What to do:
Print the lines of the listing below verbatim from its first line through the line bearing "import seaborn as sns". Any pictures are to be omitted.
==== Data lines ====
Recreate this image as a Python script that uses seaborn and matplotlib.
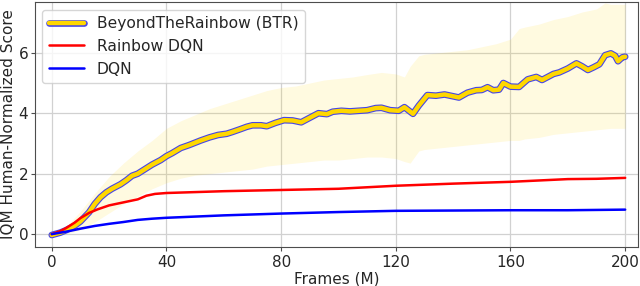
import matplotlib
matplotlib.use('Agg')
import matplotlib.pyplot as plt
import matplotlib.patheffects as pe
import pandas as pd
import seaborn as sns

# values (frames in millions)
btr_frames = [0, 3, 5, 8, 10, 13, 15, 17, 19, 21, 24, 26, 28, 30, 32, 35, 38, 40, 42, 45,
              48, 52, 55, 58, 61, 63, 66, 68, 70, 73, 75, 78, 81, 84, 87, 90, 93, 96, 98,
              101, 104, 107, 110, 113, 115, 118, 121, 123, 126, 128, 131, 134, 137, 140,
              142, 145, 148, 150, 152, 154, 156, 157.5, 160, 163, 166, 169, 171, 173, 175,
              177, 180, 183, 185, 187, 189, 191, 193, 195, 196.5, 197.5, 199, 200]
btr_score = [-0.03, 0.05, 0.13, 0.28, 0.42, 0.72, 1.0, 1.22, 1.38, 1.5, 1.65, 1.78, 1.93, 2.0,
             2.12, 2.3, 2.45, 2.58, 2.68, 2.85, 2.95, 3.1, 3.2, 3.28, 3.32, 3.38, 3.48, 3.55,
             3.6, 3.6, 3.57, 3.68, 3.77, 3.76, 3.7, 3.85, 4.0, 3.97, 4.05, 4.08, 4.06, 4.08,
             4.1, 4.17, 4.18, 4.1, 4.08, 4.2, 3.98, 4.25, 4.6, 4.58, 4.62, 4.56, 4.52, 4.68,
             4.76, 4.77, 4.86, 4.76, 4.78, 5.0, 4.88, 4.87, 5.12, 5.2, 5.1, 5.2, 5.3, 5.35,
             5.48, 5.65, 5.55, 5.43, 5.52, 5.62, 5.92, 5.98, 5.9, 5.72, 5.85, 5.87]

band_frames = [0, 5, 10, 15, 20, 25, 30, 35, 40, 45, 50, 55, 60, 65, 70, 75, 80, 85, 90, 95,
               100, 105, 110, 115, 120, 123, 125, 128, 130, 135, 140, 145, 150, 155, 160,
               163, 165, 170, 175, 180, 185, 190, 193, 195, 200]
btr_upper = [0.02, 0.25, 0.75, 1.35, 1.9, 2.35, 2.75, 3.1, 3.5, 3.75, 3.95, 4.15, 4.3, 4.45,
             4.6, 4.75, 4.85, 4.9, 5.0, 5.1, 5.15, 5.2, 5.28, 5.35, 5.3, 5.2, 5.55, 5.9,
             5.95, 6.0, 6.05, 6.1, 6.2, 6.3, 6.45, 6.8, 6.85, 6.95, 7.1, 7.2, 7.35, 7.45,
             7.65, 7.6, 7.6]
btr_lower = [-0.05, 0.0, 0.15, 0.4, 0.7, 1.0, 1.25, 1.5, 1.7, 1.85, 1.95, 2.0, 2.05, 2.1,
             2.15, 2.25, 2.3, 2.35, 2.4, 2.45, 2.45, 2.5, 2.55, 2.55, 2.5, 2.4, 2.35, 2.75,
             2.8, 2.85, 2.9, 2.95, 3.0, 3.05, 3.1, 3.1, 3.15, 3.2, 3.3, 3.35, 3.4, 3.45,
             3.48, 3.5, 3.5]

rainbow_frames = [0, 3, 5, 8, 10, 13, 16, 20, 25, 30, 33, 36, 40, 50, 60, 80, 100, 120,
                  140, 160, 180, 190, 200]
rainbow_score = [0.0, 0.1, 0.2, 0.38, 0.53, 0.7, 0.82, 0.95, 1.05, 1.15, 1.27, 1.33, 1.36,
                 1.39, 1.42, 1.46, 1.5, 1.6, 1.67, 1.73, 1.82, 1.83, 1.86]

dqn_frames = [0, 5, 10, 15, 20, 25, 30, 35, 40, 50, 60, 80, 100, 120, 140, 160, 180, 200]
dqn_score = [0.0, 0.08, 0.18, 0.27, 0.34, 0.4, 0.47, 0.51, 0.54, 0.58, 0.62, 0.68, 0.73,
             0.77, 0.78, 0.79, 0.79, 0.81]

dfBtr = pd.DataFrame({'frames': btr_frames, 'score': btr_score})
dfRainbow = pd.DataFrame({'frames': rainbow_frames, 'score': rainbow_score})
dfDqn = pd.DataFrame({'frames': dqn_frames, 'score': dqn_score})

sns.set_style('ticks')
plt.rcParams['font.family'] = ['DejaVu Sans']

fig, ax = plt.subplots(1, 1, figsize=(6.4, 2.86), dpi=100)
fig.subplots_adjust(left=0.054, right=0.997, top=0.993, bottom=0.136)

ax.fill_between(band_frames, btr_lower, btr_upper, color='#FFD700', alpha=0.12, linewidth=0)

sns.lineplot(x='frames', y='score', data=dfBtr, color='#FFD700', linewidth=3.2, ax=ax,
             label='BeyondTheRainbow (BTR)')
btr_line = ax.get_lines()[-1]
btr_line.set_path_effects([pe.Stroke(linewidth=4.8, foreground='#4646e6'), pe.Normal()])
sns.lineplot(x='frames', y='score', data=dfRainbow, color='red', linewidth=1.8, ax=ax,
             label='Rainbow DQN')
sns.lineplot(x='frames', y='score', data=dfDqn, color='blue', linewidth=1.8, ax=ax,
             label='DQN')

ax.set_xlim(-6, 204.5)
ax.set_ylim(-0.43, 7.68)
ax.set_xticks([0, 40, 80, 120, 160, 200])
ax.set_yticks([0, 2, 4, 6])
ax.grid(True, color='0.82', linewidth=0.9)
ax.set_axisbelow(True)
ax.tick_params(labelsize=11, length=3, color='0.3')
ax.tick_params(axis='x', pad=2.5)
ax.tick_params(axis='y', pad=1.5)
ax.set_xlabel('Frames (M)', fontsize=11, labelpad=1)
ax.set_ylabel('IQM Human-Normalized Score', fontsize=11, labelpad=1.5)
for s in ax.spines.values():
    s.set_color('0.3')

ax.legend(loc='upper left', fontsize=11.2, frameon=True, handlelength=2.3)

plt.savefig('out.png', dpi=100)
====
Answer to the task:
Recreate this image as a Python script that uses seaborn and matplotlib.
import matplotlib
matplotlib.use('Agg')
import matplotlib.pyplot as plt
import matplotlib.patheffects as pe
import pandas as pd
import seaborn as sns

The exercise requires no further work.